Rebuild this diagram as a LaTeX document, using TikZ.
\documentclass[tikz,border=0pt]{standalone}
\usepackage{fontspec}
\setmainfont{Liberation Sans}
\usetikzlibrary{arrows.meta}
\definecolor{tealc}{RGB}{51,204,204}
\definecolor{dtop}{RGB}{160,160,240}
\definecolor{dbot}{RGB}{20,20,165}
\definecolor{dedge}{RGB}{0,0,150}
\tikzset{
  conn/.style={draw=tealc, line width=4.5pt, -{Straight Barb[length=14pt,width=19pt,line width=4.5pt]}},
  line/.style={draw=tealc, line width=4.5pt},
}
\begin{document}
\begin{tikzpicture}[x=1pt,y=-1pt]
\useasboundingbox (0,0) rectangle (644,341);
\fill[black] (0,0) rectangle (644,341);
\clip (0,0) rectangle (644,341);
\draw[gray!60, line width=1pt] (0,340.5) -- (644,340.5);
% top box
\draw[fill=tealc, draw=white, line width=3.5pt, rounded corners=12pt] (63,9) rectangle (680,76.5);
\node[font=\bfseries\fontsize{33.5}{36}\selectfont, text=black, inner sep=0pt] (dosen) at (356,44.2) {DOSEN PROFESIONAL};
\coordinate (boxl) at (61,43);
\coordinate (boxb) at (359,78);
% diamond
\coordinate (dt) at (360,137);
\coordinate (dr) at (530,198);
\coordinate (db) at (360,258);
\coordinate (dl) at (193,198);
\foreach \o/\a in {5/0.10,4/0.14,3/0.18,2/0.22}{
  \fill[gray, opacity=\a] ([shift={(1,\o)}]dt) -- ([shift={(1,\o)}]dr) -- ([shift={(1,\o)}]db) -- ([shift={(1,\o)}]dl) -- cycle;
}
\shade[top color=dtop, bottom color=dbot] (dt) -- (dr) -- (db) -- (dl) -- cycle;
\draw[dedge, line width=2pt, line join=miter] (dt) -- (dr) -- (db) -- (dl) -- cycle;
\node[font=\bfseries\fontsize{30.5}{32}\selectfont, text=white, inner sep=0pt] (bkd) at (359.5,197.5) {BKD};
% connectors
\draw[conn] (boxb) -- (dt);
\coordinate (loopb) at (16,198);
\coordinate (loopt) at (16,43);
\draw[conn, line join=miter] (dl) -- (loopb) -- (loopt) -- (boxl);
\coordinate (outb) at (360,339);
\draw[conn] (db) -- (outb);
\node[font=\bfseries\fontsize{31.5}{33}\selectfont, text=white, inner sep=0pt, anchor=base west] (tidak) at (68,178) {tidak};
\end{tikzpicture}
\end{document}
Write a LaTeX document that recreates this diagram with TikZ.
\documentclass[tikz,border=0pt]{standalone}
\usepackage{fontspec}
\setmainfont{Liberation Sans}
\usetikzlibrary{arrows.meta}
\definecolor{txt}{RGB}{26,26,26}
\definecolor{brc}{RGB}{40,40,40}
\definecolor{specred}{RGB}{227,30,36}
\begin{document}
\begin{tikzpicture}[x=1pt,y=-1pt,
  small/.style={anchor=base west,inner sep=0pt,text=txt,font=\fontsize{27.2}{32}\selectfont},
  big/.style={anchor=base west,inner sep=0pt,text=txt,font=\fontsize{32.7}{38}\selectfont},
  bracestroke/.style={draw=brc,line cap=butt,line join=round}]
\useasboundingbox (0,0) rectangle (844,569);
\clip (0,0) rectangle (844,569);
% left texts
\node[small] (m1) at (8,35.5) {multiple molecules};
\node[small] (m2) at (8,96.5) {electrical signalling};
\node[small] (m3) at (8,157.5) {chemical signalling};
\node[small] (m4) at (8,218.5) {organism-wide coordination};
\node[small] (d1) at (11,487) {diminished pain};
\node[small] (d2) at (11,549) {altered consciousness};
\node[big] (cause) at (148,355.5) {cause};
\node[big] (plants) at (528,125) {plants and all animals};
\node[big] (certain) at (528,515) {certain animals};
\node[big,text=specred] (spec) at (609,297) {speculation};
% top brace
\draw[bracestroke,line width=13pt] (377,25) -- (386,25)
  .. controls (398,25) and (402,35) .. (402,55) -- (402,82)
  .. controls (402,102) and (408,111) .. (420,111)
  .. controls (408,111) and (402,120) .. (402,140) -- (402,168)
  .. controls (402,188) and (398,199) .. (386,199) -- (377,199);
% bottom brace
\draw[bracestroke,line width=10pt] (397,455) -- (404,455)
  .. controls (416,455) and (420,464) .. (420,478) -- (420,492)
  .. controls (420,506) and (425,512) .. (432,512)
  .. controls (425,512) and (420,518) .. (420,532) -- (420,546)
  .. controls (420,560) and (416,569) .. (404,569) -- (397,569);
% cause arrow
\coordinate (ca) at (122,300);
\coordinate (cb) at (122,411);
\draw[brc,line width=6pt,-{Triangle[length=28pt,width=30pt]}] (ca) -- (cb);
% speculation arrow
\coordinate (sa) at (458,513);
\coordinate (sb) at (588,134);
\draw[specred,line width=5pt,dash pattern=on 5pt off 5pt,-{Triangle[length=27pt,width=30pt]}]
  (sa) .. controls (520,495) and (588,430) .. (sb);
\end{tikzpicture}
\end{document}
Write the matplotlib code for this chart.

◆ ◆ ◆ ◆

WHAT IS REQUIRED: Write out every record, exactly as written.

THE ANSWER:
Rebuild this diagram as a LaTeX document, using TikZ.
\documentclass[tikz,border=0pt]{standalone}
\usepackage{fontspec}
\setmainfont{Liberation Sans}
\usetikzlibrary{arrows.meta}
\definecolor{tealc}{RGB}{51,204,204}
\definecolor{dtop}{RGB}{160,160,240}
\definecolor{dbot}{RGB}{20,20,165}
\definecolor{dedge}{RGB}{0,0,150}
\tikzset{
  conn/.style={draw=tealc, line width=4.5pt, -{Straight Barb[length=14pt,width=19pt,line width=4.5pt]}},
  line/.style={draw=tealc, line width=4.5pt},
}
\begin{document}
\begin{tikzpicture}[x=1pt,y=-1pt]
\useasboundingbox (0,0) rectangle (644,341);
\fill[black] (0,0) rectangle (644,341);
\clip (0,0) rectangle (644,341);
\draw[gray!60, line width=1pt] (0,340.5) -- (644,340.5);
% top box
\draw[fill=tealc, draw=white, line width=3.5pt, rounded corners=12pt] (63,9) rectangle (680,76.5);
\node[font=\bfseries\fontsize{33.5}{36}\selectfont, text=black, inner sep=0pt] (dosen) at (356,44.2) {DOSEN PROFESIONAL};
\coordinate (boxl) at (61,43);
\coordinate (boxb) at (359,78);
% diamond
\coordinate (dt) at (360,137);
\coordinate (dr) at (530,198);
\coordinate (db) at (360,258);
\coordinate (dl) at (193,198);
\foreach \o/\a in {5/0.10,4/0.14,3/0.18,2/0.22}{
  \fill[gray, opacity=\a] ([shift={(1,\o)}]dt) -- ([shift={(1,\o)}]dr) -- ([shift={(1,\o)}]db) -- ([shift={(1,\o)}]dl) -- cycle;
}
\shade[top color=dtop, bottom color=dbot] (dt) -- (dr) -- (db) -- (dl) -- cycle;
\draw[dedge, line width=2pt, line join=miter] (dt) -- (dr) -- (db) -- (dl) -- cycle;
\node[font=\bfseries\fontsize{30.5}{32}\selectfont, text=white, inner sep=0pt] (bkd) at (359.5,197.5) {BKD};
% connectors
\draw[conn] (boxb) -- (dt);
\coordinate (loopb) at (16,198);
\coordinate (loopt) at (16,43);
\draw[conn, line join=miter] (dl) -- (loopb) -- (loopt) -- (boxl);
\coordinate (outb) at (360,339);
\draw[conn] (db) -- (outb);
\node[font=\bfseries\fontsize{31.5}{33}\selectfont, text=white, inner sep=0pt, anchor=base west] (tidak) at (68,178) {tidak};
\end{tikzpicture}
\end{document}
Write a LaTeX document that recreates this diagram with TikZ.
\documentclass[tikz,border=0pt]{standalone}
\usepackage{fontspec}
\setmainfont{Liberation Sans}
\usetikzlibrary{arrows.meta}
\definecolor{txt}{RGB}{26,26,26}
\definecolor{brc}{RGB}{40,40,40}
\definecolor{specred}{RGB}{227,30,36}
\begin{document}
\begin{tikzpicture}[x=1pt,y=-1pt,
  small/.style={anchor=base west,inner sep=0pt,text=txt,font=\fontsize{27.2}{32}\selectfont},
  big/.style={anchor=base west,inner sep=0pt,text=txt,font=\fontsize{32.7}{38}\selectfont},
  bracestroke/.style={draw=brc,line cap=butt,line join=round}]
\useasboundingbox (0,0) rectangle (844,569);
\clip (0,0) rectangle (844,569);
% left texts
\node[small] (m1) at (8,35.5) {multiple molecules};
\node[small] (m2) at (8,96.5) {electrical signalling};
\node[small] (m3) at (8,157.5) {chemical signalling};
\node[small] (m4) at (8,218.5) {organism-wide coordination};
\node[small] (d1) at (11,487) {diminished pain};
\node[small] (d2) at (11,549) {altered consciousness};
\node[big] (cause) at (148,355.5) {cause};
\node[big] (plants) at (528,125) {plants and all animals};
\node[big] (certain) at (528,515) {certain animals};
\node[big,text=specred] (spec) at (609,297) {speculation};
% top brace
\draw[bracestroke,line width=13pt] (377,25) -- (386,25)
  .. controls (398,25) and (402,35) .. (402,55) -- (402,82)
  .. controls (402,102) and (408,111) .. (420,111)
  .. controls (408,111) and (402,120) .. (402,140) -- (402,168)
  .. controls (402,188) and (398,199) .. (386,199) -- (377,199);
% bottom brace
\draw[bracestroke,line width=10pt] (397,455) -- (404,455)
  .. controls (416,455) and (420,464) .. (420,478) -- (420,492)
  .. controls (420,506) and (425,512) .. (432,512)
  .. controls (425,512) and (420,518) .. (420,532) -- (420,546)
  .. controls (420,560) and (416,569) .. (404,569) -- (397,569);
% cause arrow
\coordinate (ca) at (122,300);
\coordinate (cb) at (122,411);
\draw[brc,line width=6pt,-{Triangle[length=28pt,width=30pt]}] (ca) -- (cb);
% speculation arrow
\coordinate (sa) at (458,513);
\coordinate (sb) at (588,134);
\draw[specred,line width=5pt,dash pattern=on 5pt off 5pt,-{Triangle[length=27pt,width=30pt]}]
  (sa) .. controls (520,495) and (588,430) .. (sb);
\end{tikzpicture}
\end{document}
Write the matplotlib code for this chart.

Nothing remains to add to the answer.